Позднее ученик Гаусса Б. Риман (1826–1846) обнаруживал в геометризме «слабые места», относящиеся к возможности использования геометрических постулатов в сферах бесконечно малых и бесконечно больших величин. Ограниченность геометрического языка («слишком человеческого»?), снижение результативности при ориентации на «пространственно-метрические отношения», которые «теряют всякую определенность в бесконечно малом», несоответствие метрических отношений пространства «геометрическим допущениям» (Риман, 1948: 291) – эти аргументы представлялись Риману весомым обоснованием приоритетности алгебраизма над геометрическим методом в математике. Слабость геометризма представлялась Риману в излишней «прикрепленности» геометрии к эмпирике: «Риман попытался показать (и в этом состояла одна из главных целей его программы), что аксиомы Евклида в действительности имеют эмпирическое происхождение, а не являются самоочевидными истинами. Риман избрал аналитический подход (опирающийся на математический анализ и некоторые его высшие разделы) из опасения, что при геометрических доказательствах нас могут вводить в заблуждение чувственные восприятия и мы можем предположить такие свойства и факты, которые явно не участвуют в доказательстве» (Клайн, 1984: 101). Излишняя «плотскость» геометрии становилась основанием для критики геометрического подхода в целом.

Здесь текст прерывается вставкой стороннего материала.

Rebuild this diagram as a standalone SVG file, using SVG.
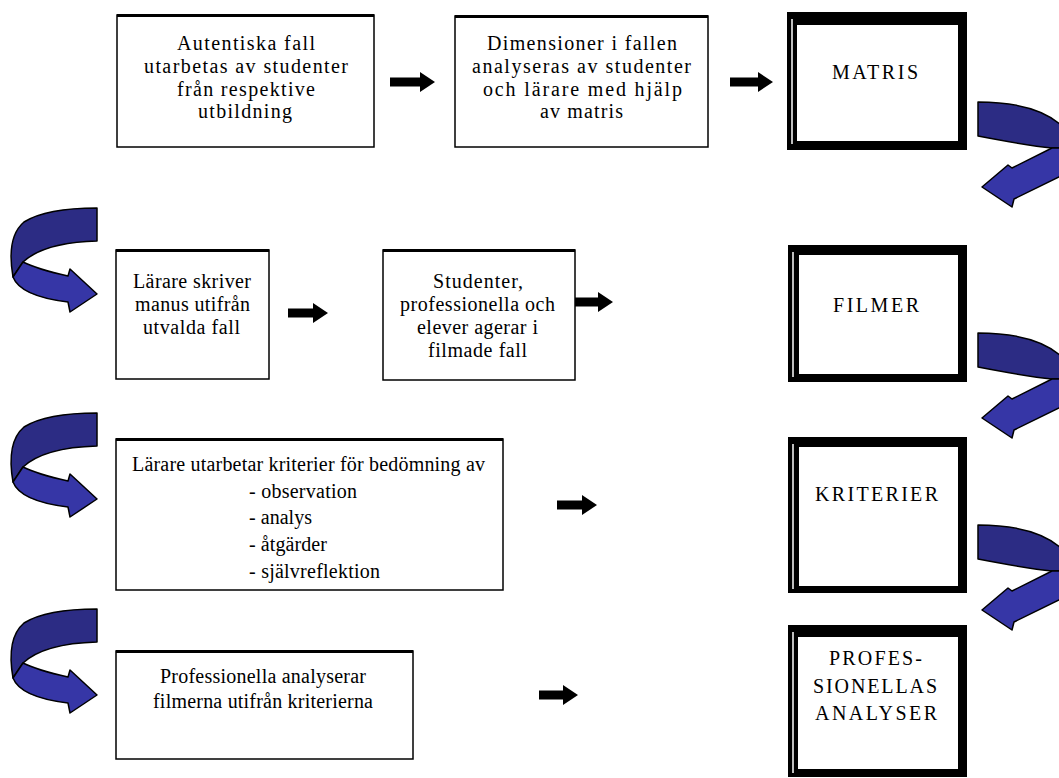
<svg xmlns="http://www.w3.org/2000/svg" width="1059" height="778" viewBox="0 0 1059 778">
<style>
.box{fill:#fff;stroke:#000;stroke-width:1.5}
.topl{stroke:#000;stroke-width:3}
.t{font-family:"Liberation Serif","Times New Roman",serif;font-size:20px;fill:#000}
.c{font-family:"Liberation Serif","Times New Roman",serif;font-size:20px;fill:#000}
.frame{fill:#000}
.inner{fill:#fff}
.wl{stroke:#fff;stroke-width:1.5}
.blk{fill:#000}
.dk{fill:#2c2c84;stroke:#000;stroke-width:1.5;stroke-linejoin:round}
.lt{fill:#3636a6;stroke:#000;stroke-width:1.5;stroke-linejoin:round}
</style>
<rect width="1059" height="778" fill="#fff"/>

<g id="n1">
<rect class="box" x="117" y="15" width="257" height="132"/>
<line class="topl" x1="117" y1="15.5" x2="374" y2="15.5"/>
<text class="t" x="177" y="50" textLength="138" lengthAdjust="spacing">Autentiska fall</text>
<text class="t" x="144" y="73" textLength="204" lengthAdjust="spacing">utarbetas av studenter</text>
<text class="t" x="177" y="96" textLength="138" lengthAdjust="spacing">från respektive</text>
<text class="t" x="198" y="118" textLength="94" lengthAdjust="spacing">utbildning</text>
</g>

<g id="n2">
<rect class="box" x="455" y="16" width="253" height="131"/>
<line class="topl" x1="455" y1="16.5" x2="708" y2="16.5"/>
<text class="t" x="487" y="50" textLength="190" lengthAdjust="spacing">Dimensioner i fallen</text>
<text class="t" x="472" y="73" textLength="219" lengthAdjust="spacing">analyseras av studenter</text>
<text class="t" x="483" y="96" textLength="199" lengthAdjust="spacing">och lärare med hjälp</text>
<text class="t" x="540" y="118" textLength="83" lengthAdjust="spacing">av matris</text>
</g>

<g id="matris">
<rect class="frame" x="787" y="12" width="180" height="138"/>
<rect class="inner" x="797" y="25" width="161" height="116"/>
<line class="wl" x1="792" y1="19" x2="792" y2="144"/>
<text class="c" x="832" y="79" textLength="86" lengthAdjust="spacing">MATRIS</text>
</g>

<g id="n3">
<rect class="box" x="116" y="250" width="153" height="129"/>
<line class="topl" x1="116" y1="250.5" x2="269" y2="250.5"/>
<text class="t" x="133" y="288" textLength="118" lengthAdjust="spacing">Lärare skriver</text>
<text class="t" x="135" y="311" textLength="115" lengthAdjust="spacing">manus utifrån</text>
<text class="t" x="143" y="334" textLength="97" lengthAdjust="spacing">utvalda fall</text>
</g>

<g id="n4">
<rect class="box" x="383" y="250" width="192" height="130"/>
<line class="topl" x1="383" y1="250.5" x2="575" y2="250.5"/>
<text class="t" x="433" y="288" textLength="90" lengthAdjust="spacing">Studenter,</text>
<text class="t" x="400" y="311" textLength="155" lengthAdjust="spacing">professionella och</text>
<text class="t" x="417" y="334" textLength="121" lengthAdjust="spacing">elever agerar i</text>
<text class="t" x="428" y="357" textLength="99" lengthAdjust="spacing">filmade fall</text>
</g>

<g id="filmer">
<rect class="frame" x="788" y="245" width="179" height="137"/>
<rect class="inner" x="799" y="255" width="159" height="119"/>
<line class="wl" x1="793" y1="252" x2="793" y2="377"/>
<text class="c" x="833" y="312" textLength="86" lengthAdjust="spacing">FILMER</text>
</g>

<g id="n5">
<rect class="box" x="116" y="439" width="387" height="151"/>
<line class="topl" x1="116" y1="439.5" x2="503" y2="439.5"/>
<text class="t" x="132" y="471" textLength="353" lengthAdjust="spacing">Lärare utarbetar kriterier för bedömning av</text>
<text class="t" x="249" y="498" textLength="108" lengthAdjust="spacing">- observation</text>
<text class="t" x="249" y="524" textLength="63" lengthAdjust="spacing">- analys</text>
<text class="t" x="249" y="551" textLength="78" lengthAdjust="spacing">- åtgärder</text>
<text class="t" x="249" y="578" textLength="131" lengthAdjust="spacing">- självreflektion</text>
</g>

<g id="kriterier">
<rect class="frame" x="788" y="437" width="179" height="156"/>
<rect class="inner" x="799" y="447" width="159" height="139"/>
<line class="wl" x1="793" y1="444" x2="793" y2="589"/>
<text class="c" x="815" y="501" textLength="123" lengthAdjust="spacing">KRITERIER</text>
</g>

<g id="n6">
<rect class="box" x="116" y="651" width="297" height="108"/>
<line class="topl" x1="116" y1="651.5" x2="413" y2="651.5"/>
<text class="t" x="160" y="683" textLength="206" lengthAdjust="spacing">Professionella analyserar</text>
<text class="t" x="153" y="708" textLength="220" lengthAdjust="spacing">filmerna utifrån kriterierna</text>
</g>

<g id="analyser">
<rect class="frame" x="788" y="625" width="179" height="152"/>
<rect class="inner" x="798" y="637" width="160" height="132"/>
<line class="wl" x1="793" y1="632" x2="793" y2="773"/>
<text class="c" x="829" y="665" textLength="93" lengthAdjust="spacing">PROFES-</text>
<text class="c" x="813" y="693" textLength="124" lengthAdjust="spacing">SIONELLAS</text>
<text class="c" x="815" y="720" textLength="122" lengthAdjust="spacing">ANALYSER</text>
</g>

<g id="connectors">
<path class="blk" d="M390,77.5 H420 V72 L435,82 L420,92 V86.5 H390 Z"/>
<path class="blk" d="M730,77.5 H758 V72 L773,82 L758,92 V86.5 H730 Z"/>
<path class="blk" d="M288,308.5 H313 V303 L328,313 L313,323 V317.5 H288 Z"/>
<path class="blk" d="M575,297.5 H598 V292 L613,302 L598,312 V306.5 H575 Z"/>
<path class="blk" d="M557,500.5 H582 V495 L597,505 L582,515 V509.5 H557 Z"/>
<path class="blk" d="M539,690.5 H563 V685 L578,695 L563,705 V699.5 H539 Z"/>

<g transform="translate(0,102)">
<path class="dk" d="M978,0 C1015,0 1045,8 1062,24 C1070,32 1074,40 1076,46 L1052,46 Q1030,44 978,34 Z"/>
<path class="lt" d="M1076,46 C1076,60 1070,70 1059,75 L1014,97 L1012,105 L982,85 L1008,63 L1012,66 L1052,46 Z"/>
</g>
<g transform="translate(0,333)">
<path class="dk" d="M978,0 C1015,0 1045,8 1062,24 C1070,32 1074,40 1076,46 L1052,46 Q1030,44 978,34 Z"/>
<path class="lt" d="M1076,46 C1076,60 1070,70 1059,75 L1014,97 L1012,105 L982,85 L1008,63 L1012,66 L1052,46 Z"/>
</g>
<g transform="translate(0,525)">
<path class="dk" d="M978,0 C1015,0 1045,8 1062,24 C1070,32 1074,40 1076,46 L1052,46 Q1030,44 978,34 Z"/>
<path class="lt" d="M1076,46 C1076,60 1070,70 1059,75 L1014,97 L1012,105 L982,85 L1008,63 L1012,66 L1052,46 Z"/>
</g>

<g transform="translate(0,208)">
<path class="dk" d="M97,0 L97,33 C60,34 36,42 23,54 L13,69 C9,46 11,25 24,14 C40,4 65,0 97,0 Z"/>
<path class="lt" d="M13,69 C18,82 35,90 68,94 L70,104 L97,86 L70,61 L68,68 C50,64 33,59 23,54 Z"/>
</g>
<g transform="translate(0,413)">
<path class="dk" d="M97,0 L97,33 C60,34 36,42 23,54 L13,69 C9,46 11,25 24,14 C40,4 65,0 97,0 Z"/>
<path class="lt" d="M13,69 C18,82 35,90 68,94 L70,104 L97,86 L70,61 L68,68 C50,64 33,59 23,54 Z"/>
</g>
<g transform="translate(0,609)">
<path class="dk" d="M97,0 L97,33 C60,34 36,42 23,54 L13,69 C9,46 11,25 24,14 C40,4 65,0 97,0 Z"/>
<path class="lt" d="M13,69 C18,82 35,90 68,94 L70,104 L97,86 L70,61 L68,68 C50,64 33,59 23,54 Z"/>
</g>
</g>
</svg>
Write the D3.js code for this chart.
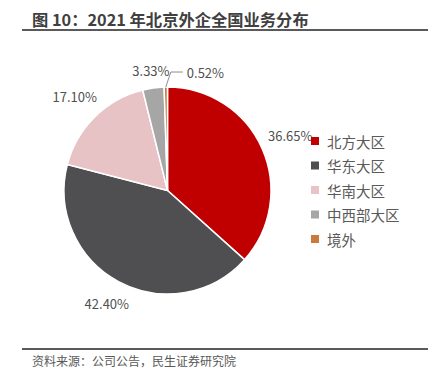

Таким образом, к середине XIX столетия в математике складывается ситуация определенного противостояния между алгебраистами и геометристами, некое подобие вавилонского столпотворения, где взаимонепонимание и взаимонеприятие языков – геометрического и алгебраического – могло спровоцировать обрушение всего математического здания. Причем герменевтические противоречия начинались уже и «внутри» самих математических направлений, в частности, в геометризме. М. Клaйн характеризовал эту ситуацию как «потерю ключа»: «Математики с досадой и огорчением обнаружили, что несколько различных геометрий одинаково хорошо согласуются с наблюдательными данными о структуре пространства. Но эти геометрии противоречили одна другой – следовательно, все они не могли быть одновременно истинными. Отсюда напрашивался вывод, что природа построена не на чисто математической основе, а если такая первооснова и существует, то созданная человеком математика не обязательно соответствует ей» (Клайн, 1984: 13). Взаимные обвинения и взаимное чувство превосходства, желание каждой из групп «сделать себе имя, прежде чем рассеемся по лицу земли» (Быт. 11: 4), способны были привести к тому, что «башни», выстраиваемые геометристами и алгебраистами, могли оказаться в ситуации «разорванного сознания», в состоянии герменевтического коллапса.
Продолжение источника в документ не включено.